The memories of heroes are preserved the world over in place names, patriotic holidays, printed images on money and stamps, folk songs, roadside shrines, and on web sites. Understanding the origin and meaning of these forms of symbolic political speech is a way to understand cultures and histories. The essays collected here address symbolic political speech associated with the bodies (and body parts) of martyred heroes in Latin America. The authors examine the processes through which these bodies are selected as political vessels, the forms in which they are venerated and memorialised, and the ways they are invested with meaning.

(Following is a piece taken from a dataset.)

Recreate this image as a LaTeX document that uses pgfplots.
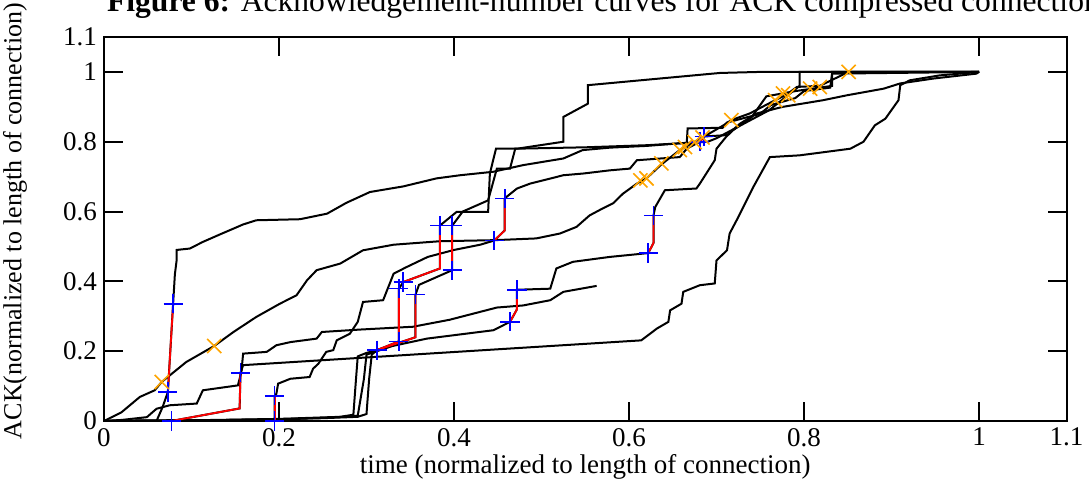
\documentclass[border=0pt]{standalone}
\usepackage{fontspec}
\setmainfont{Liberation Serif}
\usepackage{pgfplots}
\pgfplotsset{compat=1.18}
\definecolor{xorange}{RGB}{255,165,0}
\begin{document}
\begin{tikzpicture}
\path[use as bounding box] (-52pt,-33.5pt) rectangle (492.5pt,210.5pt);
\begin{axis}[
  at={(0pt,0pt)}, anchor=south west,
  scale only axis, width=481.25pt, height=192pt,
  xmin=0, xmax=1.1, ymin=0, ymax=1.1,
  xtick={0,0.2,0.4,0.6,0.8,1,1.1}, xticklabels={0,0.2,0.4,0.6,0.8,1,1.1},
  ytick={0,0.2,0.4,0.6,0.8,1,1.1}, yticklabels={0,0.2,0.4,0.6,0.8,1,1.1},
  xtick pos=both, ytick pos=both, tick align=inside, major tick length=9.5pt,
  axis line style={line width=1pt}, tick style={line width=1pt, black},
  ticklabel style={font=\fontsize{13.5}{15}\selectfont},
  conn/.style={black, line width=1pt, mark=none},
  run/.style={red, line width=0.9pt, mark=none},
]
% connections (black)
\addplot[conn] coordinates {(0.06,0) (0.067,0.04) (0.073,0.083) (0.079,0.336) (0.081,0.42) (0.083,0.46) (0.083,0.49) (0.098,0.494) (0.113,0.513) (0.133,0.535) (0.159,0.563) (0.174,0.575) (0.224,0.578) (0.255,0.594) (0.277,0.625) (0.304,0.656) (0.342,0.672) (0.380,0.695) (0.407,0.704) (0.445,0.714) (0.479,0.733) (0.525,0.752) (0.547,0.776) (0.578,0.783) (0.62,0.788) (0.666,0.797) (0.667,0.838) (0.707,0.84) (0.712,0.855) (0.75,0.88) (0.762,0.905) (0.79,0.925) (0.80,0.945) (0.83,0.955) (0.832,0.995) (1,1)};
\addplot[conn] coordinates {(0,0) (0.02,0.025) (0.041,0.069) (0.058,0.088) (0.066,0.112) (0.094,0.169) (0.126,0.215) (0.148,0.255) (0.174,0.298) (0.201,0.336) (0.22,0.36) (0.232,0.403) (0.243,0.432) (0.27,0.451) (0.296,0.489) (0.331,0.505) (0.384,0.515) (0.446,0.518) (0.494,0.523) (0.521,0.537) (0.540,0.556) (0.555,0.589) (0.570,0.609) (0.582,0.624) (0.593,0.651) (0.609,0.68) (0.62,0.695) (0.637,0.735) (0.658,0.776) (0.675,0.80) (0.684,0.812) (0.708,0.847) (0.717,0.862) (0.738,0.881) (0.767,0.919) (0.78,0.935) (0.792,0.957) (0.818,0.96) (0.851,1.0) (1,1)};
\addplot[conn] coordinates {(0,0) (0.1,0.002) (0.195,0) (0.195,0.072) (0.197,0.078) (0.199,0.107) (0.213,0.121) (0.235,0.126) (0.239,0.15) (0.245,0.164) (0.254,0.198) (0.262,0.203) (0.266,0.231) (0.281,0.25) (0.29,0.284) (0.296,0.341) (0.319,0.346) (0.331,0.422) (0.345,0.44) (0.37,0.47) (0.40,0.49) (0.43,0.505) (0.446,0.517) (0.458,0.546) (0.458,0.637) (0.46,0.642) (0.472,0.666) (0.487,0.68) (0.525,0.704) (0.548,0.709) (0.578,0.718) (0.601,0.723) (0.609,0.747) (0.658,0.756) (0.666,0.78) (0.681,0.80) (0.686,0.815) (0.712,0.819) (0.727,0.852) (0.746,0.881) (0.776,0.90) (0.822,0.919) (0.849,0.933) (0.891,0.952) (0.91,0.967) (0.948,0.981) (0.997,0.995) (1,1)};
\addplot[conn] coordinates {(0,0) (0.077,0) (0.155,0.036) (0.156,0.138) (0.159,0.16) (0.614,0.231) (0.632,0.265) (0.645,0.284) (0.647,0.317) (0.66,0.336) (0.662,0.37) (0.681,0.389) (0.698,0.394) (0.70,0.46) (0.712,0.489) (0.715,0.537) (0.723,0.575) (0.742,0.67) (0.761,0.756) (0.795,0.761) (0.853,0.78) (0.868,0.80) (0.881,0.847) (0.893,0.866) (0.908,0.919) (0.91,0.962) (0.921,0.976) (0.955,0.99) (1,1)};
\addplot[conn] coordinates {(0,0) (0.02,0.003) (0.049,0.011) (0.06,0.035) (0.075,0.045) (0.106,0.05) (0.113,0.088) (0.153,0.102) (0.157,0.14) (0.159,0.193) (0.186,0.198) (0.197,0.217) (0.213,0.226) (0.243,0.236) (0.249,0.255) (0.293,0.262) (0.353,0.27) (0.395,0.29) (0.449,0.325) (0.479,0.331) (0.51,0.346) (0.525,0.37) (0.563,0.387)};
\addplot[conn] coordinates {(0,0) (0.1,0.002) (0.2,0.006) (0.27,0.012) (0.285,0.018) (0.288,0.12) (0.29,0.185) (0.30,0.195) (0.312,0.203) (0.337,0.228) (0.337,0.379) (0.342,0.398) (0.384,0.437) (0.384,0.56) (0.403,0.599) (0.439,0.599) (0.441,0.709) (0.448,0.78) (0.472,0.78) (0.525,0.80) (0.525,0.871) (0.553,0.909) (0.553,0.962) (0.704,0.997) (0.75,1.0) (1,1)};
\addplot[conn] coordinates {(0,0) (0.15,0.003) (0.25,0.008) (0.29,0.012) (0.30,0.02) (0.303,0.12) (0.306,0.19) (0.312,0.203) (0.356,0.24) (0.356,0.362) (0.36,0.39) (0.398,0.432) (0.398,0.56) (0.41,0.6) (0.439,0.632) (0.449,0.723) (0.464,0.723) (0.47,0.78) (0.55,0.784) (0.62,0.79) (0.69,0.80) (0.70,0.81) (0.73,0.85) (0.76,0.89) (0.78,0.93) (0.795,0.96) (0.795,1.0) (1,1)};
\addplot[conn] coordinates {(0,0) (0.1,0.002) (0.2,0.004) (0.26,0.01) (0.29,0.015) (0.297,0.12) (0.30,0.19) (0.33,0.215) (0.369,0.236) (0.445,0.26) (0.464,0.284) (0.472,0.32) (0.472,0.376) (0.51,0.379) (0.517,0.437) (0.536,0.456) (0.578,0.47) (0.622,0.481) (0.628,0.51) (0.628,0.589) (0.63,0.613) (0.641,0.661) (0.677,0.666) (0.681,0.68) (0.698,0.747) (0.70,0.78) (0.711,0.814) (0.719,0.833) (0.74,0.87) (0.757,0.93) (0.79,0.945) (0.832,0.96) (0.832,1.0) (1,1)};
% compressed ACK runs (red)
\addplot[run] coordinates {(0.073,0.083) (0.079,0.336)};
\addplot[run] coordinates {(0.077,0) (0.155,0.036) (0.156,0.138)};
\addplot[run] coordinates {(0.195,0) (0.195,0.072)};
\addplot[run] coordinates {(0.312,0.203) (0.337,0.228) (0.337,0.379)};
\addplot[run] coordinates {(0.312,0.203) (0.356,0.24) (0.356,0.362)};
\addplot[run] coordinates {(0.342,0.398) (0.384,0.437) (0.384,0.56)};
\addplot[run] coordinates {(0.398,0.432) (0.398,0.56)};
\addplot[run] coordinates {(0.446,0.517) (0.458,0.546) (0.458,0.637)};
\addplot[run] coordinates {(0.464,0.284) (0.472,0.32) (0.472,0.376)};
\addplot[run] coordinates {(0.622,0.481) (0.628,0.51) (0.628,0.589)};
\addplot[run] coordinates {(0.681,0.80) (0.686,0.815)};
% run end points
\addplot[only marks, mark=+, mark size=4.8pt, draw=blue, mark options={blue, line width=0.8pt}] coordinates {(0.073,0.083) (0.079,0.336) (0.077,0) (0.156,0.138) (0.195,0) (0.195,0.072) (0.312,0.203) (0.337,0.228) (0.337,0.379) (0.356,0.362) (0.342,0.398) (0.384,0.56) (0.398,0.432) (0.398,0.56) (0.446,0.517) (0.458,0.637) (0.464,0.284) (0.472,0.376) (0.622,0.481) (0.628,0.589) (0.681,0.80) (0.686,0.815)};
\addplot[only marks, mark=x, mark size=5pt, draw=xorange, mark options={xorange, line width=0.8pt}] coordinates {(0.066,0.112) (0.126,0.215) (0.613,0.689) (0.620,0.695) (0.637,0.738) (0.658,0.776) (0.664,0.785) (0.675,0.799) (0.684,0.812) (0.717,0.862) (0.767,0.919) (0.776,0.938) (0.782,0.933) (0.807,0.952) (0.818,0.957) (0.851,1.0)};
\end{axis}
\node[anchor=base west, font=\fontsize{15.8}{18}\selectfont] at (-2pt,204.5pt) {\textbf{Figure 6:} Acknowledgement-number curves for ACK compressed connections};
\node[rotate=90, font=\fontsize{13}{15}\selectfont] at (-44.5pt,100pt) {ACK(normalized to length of connection)};
\node[font=\fontsize{13.5}{15}\selectfont] at (240.6pt,-23pt) {time (normalized to length of connection)};
\end{tikzpicture}
\end{document}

Since colonial times governments and their political enemies in Latin America have struggled to control or appropriate the powerful symbolic powers associated with the bodies of the revered dead. Early examples discussed in this book include Cuauhtemoc, the Aztec ruler executed by Spanish conquistador Hernan Cortes in 1524, and Tupac Amaru, the rebel Inca ruler executed by a Spanish viceroy in Peru in 1572. In both cases the bodies were denied to followers by authorities but were reclaimed symbolically by later generations who found enduring meaning in the sufferings of these martyrs. More recently, the bodies of Evita Peron and Che Guevara were recovered and appropriately reburied by admirers and loyalists. The authors explore the region's mixture of cultures, the legacy of Catholicism, and the persistence of underdevelopment, as they illuminate why the heroic dead in Latin America are likely to speak the language of social protest and resistance to foreign exploiters.